Botham Jean’s Lawyers: “Six months too long to wait for justice”

Exactly six months after Saint Lucian Botham Jean was killed in his apartment in Dallas, Texas by a female police officer, attorneys representing his estate and his family say they are not satisfied with the pace at which the case is proceeding, but admitted that compared to other cases, this one is “proceeding fairly quickly”.

“I can’t say I am satisfied with the rate this thing is proceeding, six months is too long to wait for justice,” Lee Merritt said at a press conference yesterday at the Windjammer Hotel.

Merritt, Daryl Washington and Benjamin Crump are in Saint Lucia trying to whip up support for Botham Jean by urging the government, prime minister and Saint Lucians to get involved in seeing that the right justice is handed out in Jean’s case.

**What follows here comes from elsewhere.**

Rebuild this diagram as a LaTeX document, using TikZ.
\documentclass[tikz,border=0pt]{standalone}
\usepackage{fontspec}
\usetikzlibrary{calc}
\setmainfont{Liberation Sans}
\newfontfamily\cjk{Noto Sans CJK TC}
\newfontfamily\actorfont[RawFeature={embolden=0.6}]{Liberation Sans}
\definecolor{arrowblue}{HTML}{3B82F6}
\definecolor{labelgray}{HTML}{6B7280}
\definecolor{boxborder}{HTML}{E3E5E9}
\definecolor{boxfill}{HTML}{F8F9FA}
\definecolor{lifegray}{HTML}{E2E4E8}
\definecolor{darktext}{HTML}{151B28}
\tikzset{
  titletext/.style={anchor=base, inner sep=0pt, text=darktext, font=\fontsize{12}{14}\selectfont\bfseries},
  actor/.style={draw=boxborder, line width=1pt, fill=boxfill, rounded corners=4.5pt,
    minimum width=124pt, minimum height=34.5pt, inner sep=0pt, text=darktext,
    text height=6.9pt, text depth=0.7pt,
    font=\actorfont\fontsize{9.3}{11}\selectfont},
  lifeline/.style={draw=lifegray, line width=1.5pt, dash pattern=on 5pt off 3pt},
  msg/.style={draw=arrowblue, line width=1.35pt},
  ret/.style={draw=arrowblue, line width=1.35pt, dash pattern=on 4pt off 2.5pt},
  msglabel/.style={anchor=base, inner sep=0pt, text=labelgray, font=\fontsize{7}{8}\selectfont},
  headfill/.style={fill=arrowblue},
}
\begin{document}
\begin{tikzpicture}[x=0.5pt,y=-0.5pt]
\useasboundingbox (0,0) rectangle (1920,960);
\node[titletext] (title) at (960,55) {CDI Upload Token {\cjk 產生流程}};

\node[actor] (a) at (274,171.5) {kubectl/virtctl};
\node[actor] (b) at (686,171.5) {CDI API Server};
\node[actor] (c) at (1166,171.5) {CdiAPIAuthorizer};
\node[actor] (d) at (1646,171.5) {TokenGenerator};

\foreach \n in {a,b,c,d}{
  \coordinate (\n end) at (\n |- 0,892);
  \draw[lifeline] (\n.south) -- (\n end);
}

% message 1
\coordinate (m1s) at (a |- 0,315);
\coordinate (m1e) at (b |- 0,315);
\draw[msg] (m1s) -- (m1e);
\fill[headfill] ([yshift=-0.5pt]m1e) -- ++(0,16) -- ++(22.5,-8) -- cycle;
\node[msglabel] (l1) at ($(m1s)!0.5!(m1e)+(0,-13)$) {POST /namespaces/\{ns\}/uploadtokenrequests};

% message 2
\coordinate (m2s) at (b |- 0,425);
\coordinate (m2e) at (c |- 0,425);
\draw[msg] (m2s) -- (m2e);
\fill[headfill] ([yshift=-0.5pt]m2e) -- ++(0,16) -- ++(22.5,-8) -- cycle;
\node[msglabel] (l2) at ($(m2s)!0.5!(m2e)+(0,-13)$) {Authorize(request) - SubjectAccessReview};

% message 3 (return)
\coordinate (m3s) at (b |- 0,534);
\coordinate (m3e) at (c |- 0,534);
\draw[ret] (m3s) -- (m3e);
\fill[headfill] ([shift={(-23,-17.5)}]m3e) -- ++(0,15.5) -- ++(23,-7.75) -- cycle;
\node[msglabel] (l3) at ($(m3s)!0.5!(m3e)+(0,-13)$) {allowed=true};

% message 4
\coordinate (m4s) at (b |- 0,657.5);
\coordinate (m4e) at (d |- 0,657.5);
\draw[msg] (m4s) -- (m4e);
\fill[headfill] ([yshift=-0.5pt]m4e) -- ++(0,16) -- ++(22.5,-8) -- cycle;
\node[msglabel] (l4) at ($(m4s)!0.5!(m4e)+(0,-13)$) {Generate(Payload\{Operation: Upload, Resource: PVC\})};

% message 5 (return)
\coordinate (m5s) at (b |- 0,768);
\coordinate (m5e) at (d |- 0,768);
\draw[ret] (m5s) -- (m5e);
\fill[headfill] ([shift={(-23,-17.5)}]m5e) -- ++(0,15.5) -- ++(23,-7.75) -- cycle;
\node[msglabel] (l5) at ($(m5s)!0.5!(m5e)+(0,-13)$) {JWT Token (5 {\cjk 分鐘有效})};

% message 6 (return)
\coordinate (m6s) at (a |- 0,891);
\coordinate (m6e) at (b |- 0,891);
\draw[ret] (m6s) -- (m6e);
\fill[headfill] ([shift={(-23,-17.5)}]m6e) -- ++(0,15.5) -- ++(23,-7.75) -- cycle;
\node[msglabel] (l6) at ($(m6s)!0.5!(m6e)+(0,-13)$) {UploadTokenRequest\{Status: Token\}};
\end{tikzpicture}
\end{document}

They want the government, including the prime minister to engage the United States government and say “our citizen was killed in your country in an unbelievable way and we are looking to you all to make sure that justice is done.”

“With Saint Lucia and Dallas both demanding justice the Texas governor should be asking to meet with the family of Botham Jean. Saint Lucia, we petition you all to do your role to get justice for Botham Jean as well,” Crump said, adding that everyone should have an interest in the case.

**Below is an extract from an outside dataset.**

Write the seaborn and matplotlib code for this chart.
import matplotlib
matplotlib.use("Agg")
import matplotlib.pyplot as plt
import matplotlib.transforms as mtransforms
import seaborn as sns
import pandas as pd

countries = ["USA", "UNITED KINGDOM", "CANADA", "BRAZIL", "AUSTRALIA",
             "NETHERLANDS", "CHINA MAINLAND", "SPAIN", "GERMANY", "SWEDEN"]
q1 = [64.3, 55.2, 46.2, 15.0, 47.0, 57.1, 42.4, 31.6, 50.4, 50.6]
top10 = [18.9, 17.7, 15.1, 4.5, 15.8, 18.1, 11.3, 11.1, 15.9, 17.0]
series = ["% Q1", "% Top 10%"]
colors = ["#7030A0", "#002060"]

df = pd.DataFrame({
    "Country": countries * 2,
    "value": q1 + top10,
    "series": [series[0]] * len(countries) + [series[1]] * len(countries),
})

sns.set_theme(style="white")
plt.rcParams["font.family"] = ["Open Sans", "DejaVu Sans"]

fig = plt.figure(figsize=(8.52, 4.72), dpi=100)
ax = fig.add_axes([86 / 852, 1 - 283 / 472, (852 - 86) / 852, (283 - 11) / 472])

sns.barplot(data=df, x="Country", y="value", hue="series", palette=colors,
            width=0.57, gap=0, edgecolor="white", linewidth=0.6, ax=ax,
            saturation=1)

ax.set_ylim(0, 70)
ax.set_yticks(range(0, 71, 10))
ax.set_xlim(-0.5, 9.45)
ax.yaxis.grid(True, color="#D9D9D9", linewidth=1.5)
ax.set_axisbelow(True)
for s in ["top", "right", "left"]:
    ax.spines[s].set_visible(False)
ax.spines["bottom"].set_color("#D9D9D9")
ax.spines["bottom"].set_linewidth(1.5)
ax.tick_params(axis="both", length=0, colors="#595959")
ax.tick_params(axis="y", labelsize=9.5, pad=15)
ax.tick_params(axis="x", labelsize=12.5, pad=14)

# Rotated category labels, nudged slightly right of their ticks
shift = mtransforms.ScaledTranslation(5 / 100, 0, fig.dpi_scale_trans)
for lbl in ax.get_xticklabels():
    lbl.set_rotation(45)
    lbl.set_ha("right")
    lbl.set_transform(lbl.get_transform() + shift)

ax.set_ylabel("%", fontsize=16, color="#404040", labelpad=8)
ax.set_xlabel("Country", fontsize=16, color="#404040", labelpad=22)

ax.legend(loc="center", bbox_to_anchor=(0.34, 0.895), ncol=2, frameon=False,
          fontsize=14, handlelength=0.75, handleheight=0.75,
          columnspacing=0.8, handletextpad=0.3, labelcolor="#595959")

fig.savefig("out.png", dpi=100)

The trio is representing Jean’s estate in a federal litigation case to hold the city of Dallas accountable for his death and the police officer who shot him, Amber Guyger accountable for her actions. Guyger has since been indicted for murder and will be tried hopefully this summer, according to the attorneys, although a date for the trial has yet to be publicised.

“We do expect the judge will let the case precede relatively quickly as possible,” Merritt said, further stating that they don’t anticipate a delay.

The three-man team believes that the Dallas prosecutorial office has the competency and manpower to get a conviction in the case but warns that a conviction of a law enforcement officer anywhere in the united states is a difficult thing.

“So, it will take our continued investment, our prayers, our talents, continued investment from the media, from the community and an all-out effort to secure what is, in fact, a very, very rare outcome, which is a conviction of a police officer. We believe it will happen but it would take much more than the norm in order for this to happen,” Merritt said.

Washington said the civil matter is proceeding at the same time with the criminal case and that maybe today or tomorrow Guyger would have to file an answer to the civil lawsuit.

“So, we are proceeding. They have not filed a motion to stay the case. In fact, the city is vigorously defending Amber Guyger at this point. We have done extensive briefing on behalf of the family and we are very confident that we will proceed forthwith,” Washington said.

“We’re going to do whatever we need to do to make sure that whatever happened to Botham never happens to anyone else. It is senseless and police officers should be held accountable. One of the most frustrating things for us is to see how Amber Guyger is parading around the courthouse as if she is upset about being there. She doesn’t feel the frustration the family is feeling, she doesn’t feel the pain the family is feeling. They are trying to portray her as an innocent person and that just cannot happen. It is now time that we focus on this police officer and her actions,” Washington said.

The attorneys are pursuing the violation of Botham’s civil rights as well as the family claims that Botham was wrongfully killed. They are going after civil damages on behalf of Botham’s family and his estate.